Born into a peasant family, Demirel graduated in 1948 from the Technical University of Istanbul as an engineer. He entered politics in 1961 and was elected to the National Assembly that same year as a member of the Justice Party (JP), becoming the party’s leader in 1964. On October 27, 1965, after the general elections, he became the youngest prime minister in his country’s history. As prime minister he improved Turkey’s ties with its NATO allies and instituted development programs for his basic constituency, the Turkish peasantry.
Demirel was reelected in 1969, but his moderate policies faced growing opposition from both the left and the right, and, upon his refusal to allow the military to assume a policy-making role in efforts to combat terrorism, Turkey’s military commanders forced him to resign in March 1971. In March 1975 a coalition of the JP and smaller right-wing parties in a Nationalist Front once more restored Demirel to the prime ministry.

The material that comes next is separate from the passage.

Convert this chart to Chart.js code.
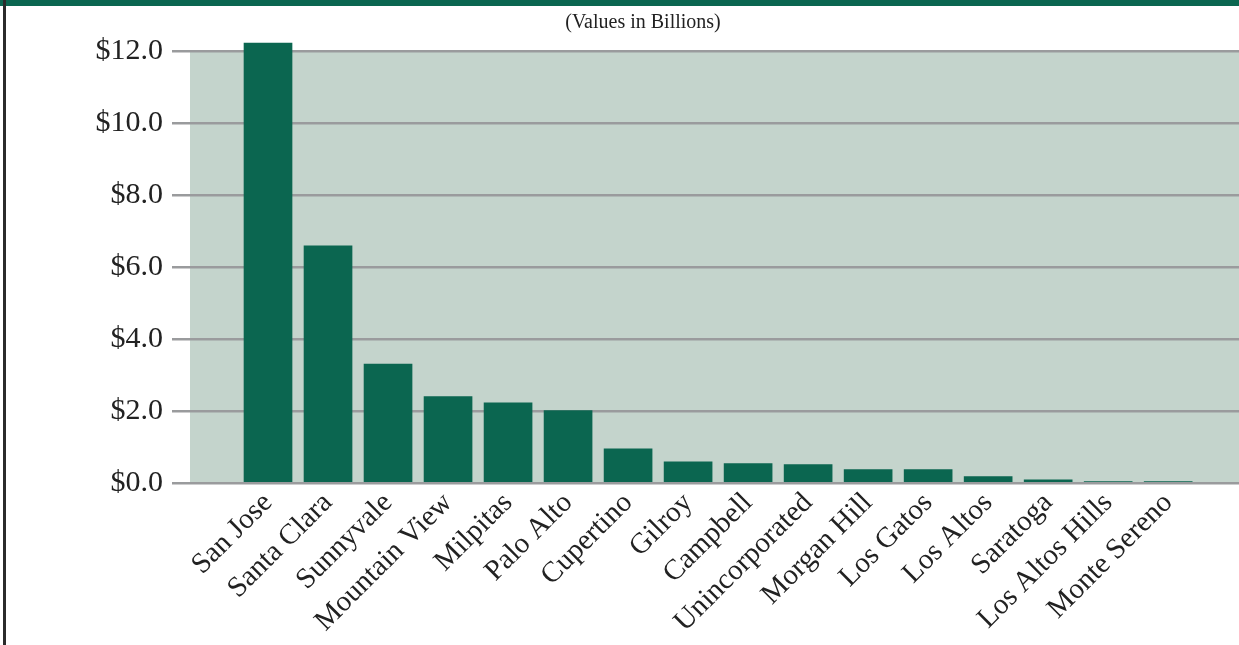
<!DOCTYPE html>
<html>
<head>
<meta charset="utf-8">
<script src="https://cdn.jsdelivr.net/npm/chart.js@4/dist/chart.umd.min.js"></script>
<style>
    html, body { margin: 0; padding: 0; background: #fff; }
    #wrap { position: relative; width: 1239px; height: 645px; overflow: hidden; }
    #band { position: absolute; left: 0; top: 0; width: 1239px; height: 6px; background: #0b6650; }
    #edge { position: absolute; left: 3px; top: 0; width: 3px; height: 645px; background: #2b2b2b; }
</style>
</head>
<body>
<div id="wrap">
    <canvas id="chart" width="1239" height="645"></canvas>
    <div id="band"></div>
    <div id="edge"></div>
</div>
<script>
const cities = ['San Jose', 'Santa Clara', 'Sunnyvale', 'Mountain View', 'Milpitas', 'Palo Alto',
    'Cupertino', 'Gilroy', 'Campbell', 'Unincorporated', 'Morgan Hill', 'Los Gatos',
    'Los Altos', 'Saratoga', 'Los Altos Hills', 'Monte Sereno'];
const values = [12.22, 6.59, 3.30, 2.40, 2.23, 2.01, 0.95, 0.59, 0.54, 0.51, 0.37, 0.37, 0.18, 0.09, 0.04, 0.04];
const yTicks = [0, 2, 4, 6, 8, 10, 12];
const titleText = '(Values in Billions)';

const serif = '"Liberation Serif", "Times New Roman", serif';

// plot background wash behind the grid
const plotBg = {
    id: 'plotBg',
    beforeDraw(chart) {
        const { ctx, chartArea: a } = chart;
        ctx.save();
        ctx.fillStyle = '#c4d4cc';
        ctx.fillRect(a.left, a.top, a.right - a.left, a.bottom - a.top);
        ctx.restore();
    }
};

new Chart(document.getElementById('chart'), {
    type: 'bar',
    data: {
        datasets: [{
            data: values.map((v, i) => ({ x: i, y: v })),
            backgroundColor: '#0b6650',
            barThickness: 48,
            clip: false
        }]
    },
    options: {
        responsive: false,
        animation: false,
        layout: { padding: { left: 47, right: 0, top: 0, bottom: 0 } },
        plugins: {
            legend: { display: false },
            tooltip: { enabled: false },
            title: {
                display: true,
                text: titleText,
                color: '#222',
                font: { family: serif, size: 20, weight: 'normal' },
                padding: { top: 11, bottom: 16 }
            }
        },
        scales: {
            x: {
                type: 'linear',
                min: -1.3,
                max: 16.18,
                offset: false,
                grid: { display: false },
                border: { display: false },
                afterBuildTicks: s => { s.ticks = cities.map((c, i) => ({ value: i })); },
                afterFit: s => { s.height = 162; },
                ticks: {
                    autoSkip: false,
                    minRotation: 45,
                    maxRotation: 45,
                    padding: -5,
                    color: '#222',
                    font: { family: serif, size: 29 },
                    callback: v => cities[v] ?? ''
                }
            },
            y: {
                min: 0,
                max: 12,
                afterBuildTicks: s => { s.ticks = yTicks.map(v => ({ value: v })); },
                afterFit: s => { s.width = 143; },
                border: { display: false },
                grid: { color: '#9a9b9d', lineWidth: 2.5, tickLength: 18 },
                ticks: {
                    padding: 9,
                    color: '#222',
                    font: { family: serif, size: 30 },
                    callback: v => '$' + v.toFixed(1)
                }
            }
        }
    },
    plugins: [plotBg]
});
</script>
</body>
</html>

Demirel pursued a policy of economic growth, in spite of civil violence and terrorism from extremist factions, inflation, and a trade deficit. But the electoral coalitions that now enabled him to maintain power were inherently weak, unstable, and governmentally ineffective. His fourth ministry fell in June 1977, but he achieved a fifth prime ministry from July to December 1977 and a sixth from November 1979 to September 1980. As the country continued to be torn apart by extremist violence, the military overthrew his government on September 12, 1980. Demirel was banned from participating in politics for a time, but he once more was returned to office as prime minister in November 1991, with the electoral defeat of the governing Motherland Party. He resigned that post in May 1993 after he was elected president of Turkey. In 2000 the National Assembly rejected a constitutional amendment that would have allowed the president to seek a second term, and Demirel was thus barred from running for reelection. He left office in 2000.